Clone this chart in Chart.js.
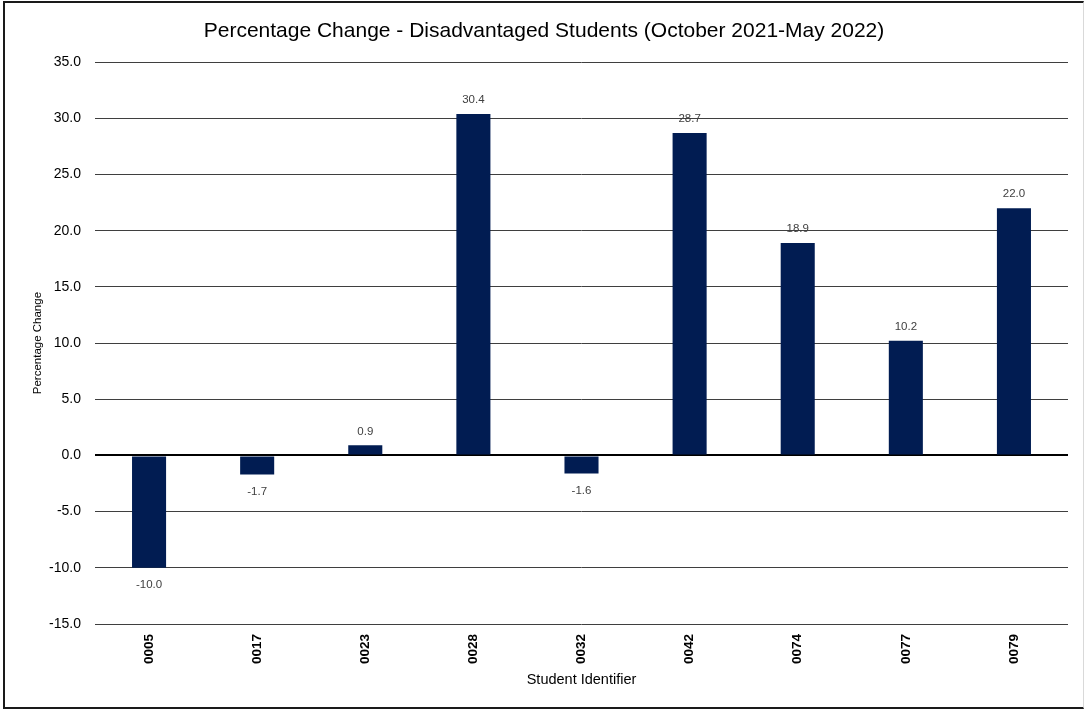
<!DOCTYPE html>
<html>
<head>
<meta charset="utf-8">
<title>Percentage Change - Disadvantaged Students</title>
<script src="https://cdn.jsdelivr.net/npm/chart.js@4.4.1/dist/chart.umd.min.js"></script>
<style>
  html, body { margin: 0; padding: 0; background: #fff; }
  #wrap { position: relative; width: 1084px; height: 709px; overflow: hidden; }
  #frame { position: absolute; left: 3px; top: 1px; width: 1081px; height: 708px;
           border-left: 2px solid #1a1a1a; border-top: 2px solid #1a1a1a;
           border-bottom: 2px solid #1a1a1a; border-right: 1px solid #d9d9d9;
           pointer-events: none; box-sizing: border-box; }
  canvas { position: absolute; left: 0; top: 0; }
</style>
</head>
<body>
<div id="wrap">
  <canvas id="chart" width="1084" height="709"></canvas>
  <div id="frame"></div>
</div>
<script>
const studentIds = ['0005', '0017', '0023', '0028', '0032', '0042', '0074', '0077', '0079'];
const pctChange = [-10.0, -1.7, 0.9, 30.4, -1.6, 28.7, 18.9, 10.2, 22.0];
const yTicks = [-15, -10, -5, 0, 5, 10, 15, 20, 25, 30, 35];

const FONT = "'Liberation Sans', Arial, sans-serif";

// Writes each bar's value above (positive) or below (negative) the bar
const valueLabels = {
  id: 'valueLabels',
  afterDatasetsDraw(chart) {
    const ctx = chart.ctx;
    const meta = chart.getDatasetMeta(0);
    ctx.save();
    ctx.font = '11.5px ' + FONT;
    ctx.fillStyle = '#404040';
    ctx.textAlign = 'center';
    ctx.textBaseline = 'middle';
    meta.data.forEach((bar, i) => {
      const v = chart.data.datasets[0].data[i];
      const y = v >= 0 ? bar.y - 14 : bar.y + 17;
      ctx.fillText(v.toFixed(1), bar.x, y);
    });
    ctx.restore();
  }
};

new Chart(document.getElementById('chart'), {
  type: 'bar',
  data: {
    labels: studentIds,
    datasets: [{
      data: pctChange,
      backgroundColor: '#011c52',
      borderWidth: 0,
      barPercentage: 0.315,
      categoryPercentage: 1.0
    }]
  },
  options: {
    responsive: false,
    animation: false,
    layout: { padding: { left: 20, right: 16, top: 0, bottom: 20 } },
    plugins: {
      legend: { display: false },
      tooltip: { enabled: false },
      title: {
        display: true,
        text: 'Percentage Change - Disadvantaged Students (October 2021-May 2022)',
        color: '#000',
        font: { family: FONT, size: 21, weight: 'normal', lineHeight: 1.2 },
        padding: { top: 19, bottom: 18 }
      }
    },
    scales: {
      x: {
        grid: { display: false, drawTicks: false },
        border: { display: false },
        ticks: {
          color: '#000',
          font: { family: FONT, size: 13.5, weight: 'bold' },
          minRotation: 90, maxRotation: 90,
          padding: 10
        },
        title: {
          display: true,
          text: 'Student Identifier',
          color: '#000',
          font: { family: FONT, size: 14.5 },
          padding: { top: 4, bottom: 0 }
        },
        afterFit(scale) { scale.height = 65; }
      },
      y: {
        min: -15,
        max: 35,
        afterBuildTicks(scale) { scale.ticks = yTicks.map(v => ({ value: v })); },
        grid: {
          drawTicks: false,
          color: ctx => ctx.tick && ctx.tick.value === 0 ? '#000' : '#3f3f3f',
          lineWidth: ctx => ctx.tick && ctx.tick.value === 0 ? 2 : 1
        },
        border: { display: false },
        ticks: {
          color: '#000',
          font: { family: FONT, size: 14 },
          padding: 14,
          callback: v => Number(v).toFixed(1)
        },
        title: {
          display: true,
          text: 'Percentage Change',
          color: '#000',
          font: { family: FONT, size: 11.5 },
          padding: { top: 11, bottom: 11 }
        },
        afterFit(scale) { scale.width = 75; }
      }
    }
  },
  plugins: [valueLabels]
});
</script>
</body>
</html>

### What you are asked to do
Send back the data above word for word, with the pictures left out.

### Full output
Clone this chart in Chart.js.
<!DOCTYPE html>
<html>
<head>
<meta charset="utf-8">
<title>Percentage Change - Disadvantaged Students</title>
<script src="https://cdn.jsdelivr.net/npm/chart.js@4.4.1/dist/chart.umd.min.js"></script>
<style>
  html, body { margin: 0; padding: 0; background: #fff; }
  #wrap { position: relative; width: 1084px; height: 709px; overflow: hidden; }
  #frame { position: absolute; left: 3px; top: 1px; width: 1081px; height: 708px;
           border-left: 2px solid #1a1a1a; border-top: 2px solid #1a1a1a;
           border-bottom: 2px solid #1a1a1a; border-right: 1px solid #d9d9d9;
           pointer-events: none; box-sizing: border-box; }
  canvas { position: absolute; left: 0; top: 0; }
</style>
</head>
<body>
<div id="wrap">
  <canvas id="chart" width="1084" height="709"></canvas>
  <div id="frame"></div>
</div>
<script>
const studentIds = ['0005', '0017', '0023', '0028', '0032', '0042', '0074', '0077', '0079'];
const pctChange = [-10.0, -1.7, 0.9, 30.4, -1.6, 28.7, 18.9, 10.2, 22.0];
const yTicks = [-15, -10, -5, 0, 5, 10, 15, 20, 25, 30, 35];

const FONT = "'Liberation Sans', Arial, sans-serif";

// Writes each bar's value above (positive) or below (negative) the bar
const valueLabels = {
  id: 'valueLabels',
  afterDatasetsDraw(chart) {
    const ctx = chart.ctx;
    const meta = chart.getDatasetMeta(0);
    ctx.save();
    ctx.font = '11.5px ' + FONT;
    ctx.fillStyle = '#404040';
    ctx.textAlign = 'center';
    ctx.textBaseline = 'middle';
    meta.data.forEach((bar, i) => {
      const v = chart.data.datasets[0].data[i];
      const y = v >= 0 ? bar.y - 14 : bar.y + 17;
      ctx.fillText(v.toFixed(1), bar.x, y);
    });
    ctx.restore();
  }
};

new Chart(document.getElementById('chart'), {
  type: 'bar',
  data: {
    labels: studentIds,
    datasets: [{
      data: pctChange,
      backgroundColor: '#011c52',
      borderWidth: 0,
      barPercentage: 0.315,
      categoryPercentage: 1.0
    }]
  },
  options: {
    responsive: false,
    animation: false,
    layout: { padding: { left: 20, right: 16, top: 0, bottom: 20 } },
    plugins: {
      legend: { display: false },
      tooltip: { enabled: false },
      title: {
        display: true,
        text: 'Percentage Change - Disadvantaged Students (October 2021-May 2022)',
        color: '#000',
        font: { family: FONT, size: 21, weight: 'normal', lineHeight: 1.2 },
        padding: { top: 19, bottom: 18 }
      }
    },
    scales: {
      x: {
        grid: { display: false, drawTicks: false },
        border: { display: false },
        ticks: {
          color: '#000',
          font: { family: FONT, size: 13.5, weight: 'bold' },
          minRotation: 90, maxRotation: 90,
          padding: 10
        },
        title: {
          display: true,
          text: 'Student Identifier',
          color: '#000',
          font: { family: FONT, size: 14.5 },
          padding: { top: 4, bottom: 0 }
        },
        afterFit(scale) { scale.height = 65; }
      },
      y: {
        min: -15,
        max: 35,
        afterBuildTicks(scale) { scale.ticks = yTicks.map(v => ({ value: v })); },
        grid: {
          drawTicks: false,
          color: ctx => ctx.tick && ctx.tick.value === 0 ? '#000' : '#3f3f3f',
          lineWidth: ctx => ctx.tick && ctx.tick.value === 0 ? 2 : 1
        },
        border: { display: false },
        ticks: {
          color: '#000',
          font: { family: FONT, size: 14 },
          padding: 14,
          callback: v => Number(v).toFixed(1)
        },
        title: {
          display: true,
          text: 'Percentage Change',
          color: '#000',
          font: { family: FONT, size: 11.5 },
          padding: { top: 11, bottom: 11 }
        },
        afterFit(scale) { scale.width = 75; }
      }
    }
  },
  plugins: [valueLabels]
});
</script>
</body>
</html>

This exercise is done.